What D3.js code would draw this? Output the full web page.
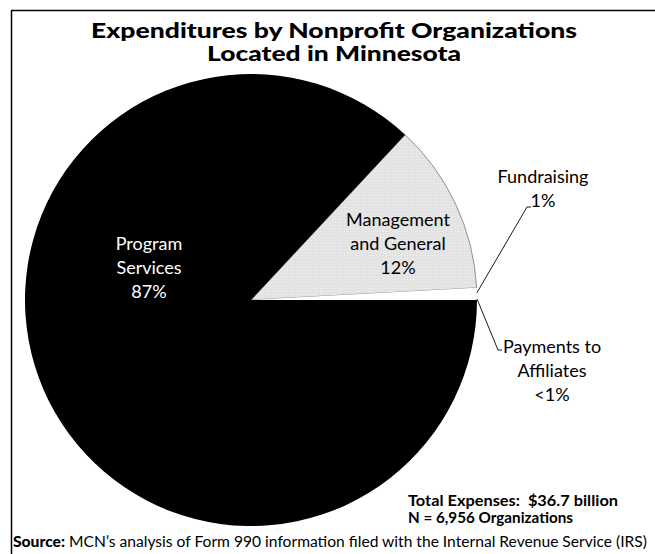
<!DOCTYPE html>
<html>
<head>
<meta charset="utf-8">
<script src="https://cdn.jsdelivr.net/npm/d3@7"></script>
<style>
  body { margin: 0; background: #fff; }
  svg { display: block; }
</style>
</head>
<body>
<svg id="chart"></svg>
<script>
var width = 655
var height = 554
var radius = 226
var cx = 251, cy = 300

// slice order starts at the Management wedge, going clockwise
var categories = ["Management and General", "Fundraising", "Payments to Affiliates", "Program Services"]
var shares = [12.2, 0.7, 0.15, 86.95]
var labelLines = [
  ["Management", "and General", "12%"],
  ["Fundraising", "1%"],
  ["Payments to", "Affiliates", "<1%"],
  ["Program", "Services", "87%"]
]
var fills = ["url(#mgmt)", "#fff", "#fff", "#000"]
var textColors = ["#000", "#000", "#000", "#fff"]
// label anchor (centre x, first baseline) in chart coordinates
var labelPos = [[398, 226], [543, 183], [552, 353], [149, 250]]

const svg = d3.select("#chart")
  .attr("width", width)
  .attr("height", height)
  .attr("viewBox", [0, 0, width, height])

// fine screen pattern for the grey wedge
const pat = svg.append("defs").append("pattern")
  .attr("id", "mgmt")
  .attr("patternUnits", "userSpaceOnUse")
  .attr("width", 3).attr("height", 3)
pat.append("rect").attr("width", 3).attr("height", 3).attr("fill", "#e3e3e3")
pat.append("rect").attr("width", 1).attr("height", 1).attr("fill", "#f2f2f2")

// frame: top and left rules only
svg.append("line").attr("x1", 11).attr("x2", width).attr("y1", 10.5).attr("y2", 10.5)
  .attr("stroke", "#000").attr("stroke-width", 1.5)
svg.append("line").attr("x1", 11.5).attr("x2", 11.5).attr("y1", 10).attr("y2", height)
  .attr("stroke", "#000").attr("stroke-width", 1.5)

const start = 43 * Math.PI / 180
const pie = d3.pie().sort(null).value(d => d)
  .startAngle(start).endAngle(start + 2 * Math.PI)
const arcs = pie(shares)

const arc = d3.arc().innerRadius(0).outerRadius(radius)

const g = svg.append("g").attr("transform", `translate(${cx},${cy})`)

g.selectAll("path.slice")
  .data(arcs)
  .join("path")
  .attr("class", "slice")
  .attr("d", arc)
  .attr("fill", (d, i) => fills[i])
  .attr("stroke", (d, i) => i === 0 ? "#777" : "none")
  .attr("stroke-width", 0.8)

// leader lines for the two thin wedges
var leaderElbows = {
  1: [[276, -93], [280, -93]],
  2: [[247, 50], [251, 50]]
}
const line = d3.line()
Object.keys(leaderElbows).forEach(k => {
  const a = arcs[k]
  const mid = (a.startAngle + a.endAngle) / 2
  const p0 = [Math.sin(mid) * radius, -Math.cos(mid) * radius]
  g.append("path")
    .attr("d", line([p0].concat(leaderElbows[k])))
    .attr("fill", "none")
    .attr("stroke", "#000")
    .attr("stroke-width", 0.9)
})

// slice labels
labelLines.forEach((lines, i) => {
  const t = svg.append("text")
    .attr("text-anchor", "middle")
    .attr("fill", textColors[i])
    .style("font", "400 18px Lato, 'Open Sans', sans-serif")
  lines.forEach((s, j) => {
    t.append("tspan")
      .attr("x", labelPos[i][0])
      .attr("y", labelPos[i][1] + j * 24)
      .text(s)
  })
})

// title
var titleLines = ["Expenditures by Nonprofit Organizations", "Located in Minnesota"]
var titleWidths = [486, 254]
titleLines.forEach((s, j) => {
  svg.append("text")
    .attr("x", 334)
    .attr("y", 38 + j * 23)
    .attr("text-anchor", "middle")
    .attr("textLength", titleWidths[j])
    .attr("lengthAdjust", "spacingAndGlyphs")
    .style("font", "900 21px Lato, 'Liberation Sans', sans-serif")
    .text(s)
})

// totals
var totals = ["Total Expenses:  $36.7 billion", "N = 6,956 Organizations"]
var totalWidths = [210, 165]
totals.forEach((s, j) => {
  svg.append("text")
    .attr("x", 408)
    .attr("y", 506 + j * 17)
    .attr("xml:space", "preserve")
    .attr("textLength", totalWidths[j])
    .attr("lengthAdjust", "spacingAndGlyphs")
    .style("font", "700 14.5px Lato, 'Liberation Sans', sans-serif")
    .text(s)
})

// source note
const src = svg.append("text")
  .attr("x", 13)
  .attr("y", 547)
  .attr("textLength", 634)
  .attr("lengthAdjust", "spacingAndGlyphs")
  .style("font", "400 14.5px Lato, 'Liberation Sans', sans-serif")
src.append("tspan").style("font-weight", 900).text("Source:")
src.append("tspan").text(" MCN\u2019s analysis of Form 990 information filed with the Internal Revenue Service (IRS)")
</script>
</body>
</html>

_WRITTEN INSTRUCTION_: From the first line above to the line containing "var cx = 251, cy = 300", repeat each line exactly. Pictures stay out.

_COMPLETE OUTPUT_:
What D3.js code would draw this? Output the full web page.
<!DOCTYPE html>
<html>
<head>
<meta charset="utf-8">
<script src="https://cdn.jsdelivr.net/npm/d3@7"></script>
<style>
  body { margin: 0; background: #fff; }
  svg { display: block; }
</style>
</head>
<body>
<svg id="chart"></svg>
<script>
var width = 655
var height = 554
var radius = 226
var cx = 251, cy = 300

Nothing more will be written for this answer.